One who just sighed,

EAIII

Wednesday, January 13, 2010

The Distant Voice of my Mother



A most vivid memory I have of childhood are two bedtime poems my mother would sing to me. They are very short, only a few lines each, but along with the Our Father, these are the words I'd hear as I drifted into sleep.
ALLA ESTA LA LUNA

COMIENDO SU TUNA

TIRANDO LAS CASCARAS

EN UNA LAGUNA

This was more of a spoken poem but it had a definite melody to it.
In terms of form, it's a basic AABA rhyming pattern (i.e. Luna-Tuna-Cascaras-Laguna). The melody and cadence were accentuated by use of the elongated "U" (i.e. Luuuna-Tuuuna...Laguuuna) So it would sound like this:
ALLA ESTA LA LUUUNA

COMIENDO SU TUUUNA

TIRANDO LAS CASCARAS

EN UNA LAGUUUNA

To clarify, the word tuna refers to the bright red fruit that a nopal produces.

The other was more of a melodic jingle. It is more upbeat and jovial and I would consider it to be more kid friendly. The lyrics are as follows:
QUIEN ES EL QUE ANDO AQUI?

FUE CRI-CRI, FUE CRI-CRI.

Y QUIEN ES ESE SENIOR?

EL GRIO CANTOR!

The use of "cri-cri" is a reference to the song of a cricket. Merely reading the words gives a sense of the melody of the jingle. Incidentally, this was my first encounter with odd musical phrasing. The very last line "el grio cantor" is a stark triplet feel that abruptly breaks the 2/4 cadence of the jingle.

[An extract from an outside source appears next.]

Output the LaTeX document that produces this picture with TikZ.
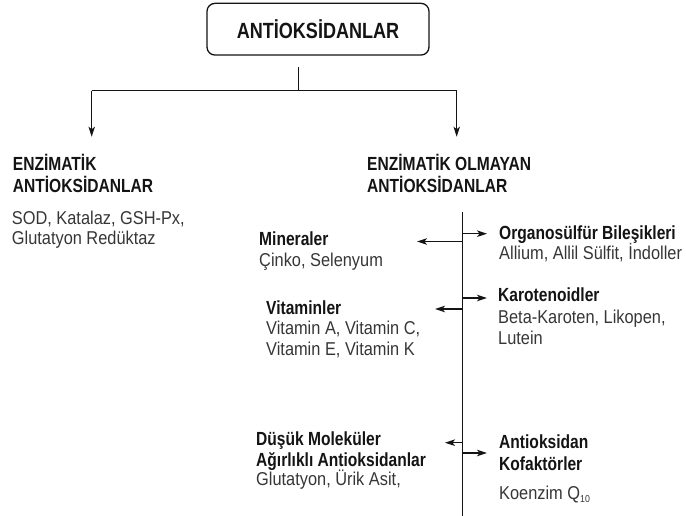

I don't know the origin of these song/poems. I imagine they are connected with ranch life as their spacial focus is nature, i.e the moon and the crickets. But that is pure speculation. I once received an email about them. The details of this person are lost to me now, as this was a few years ago, but she wrote to me and asked me about these songs. She too had grown up with them and had not heard them since childhood!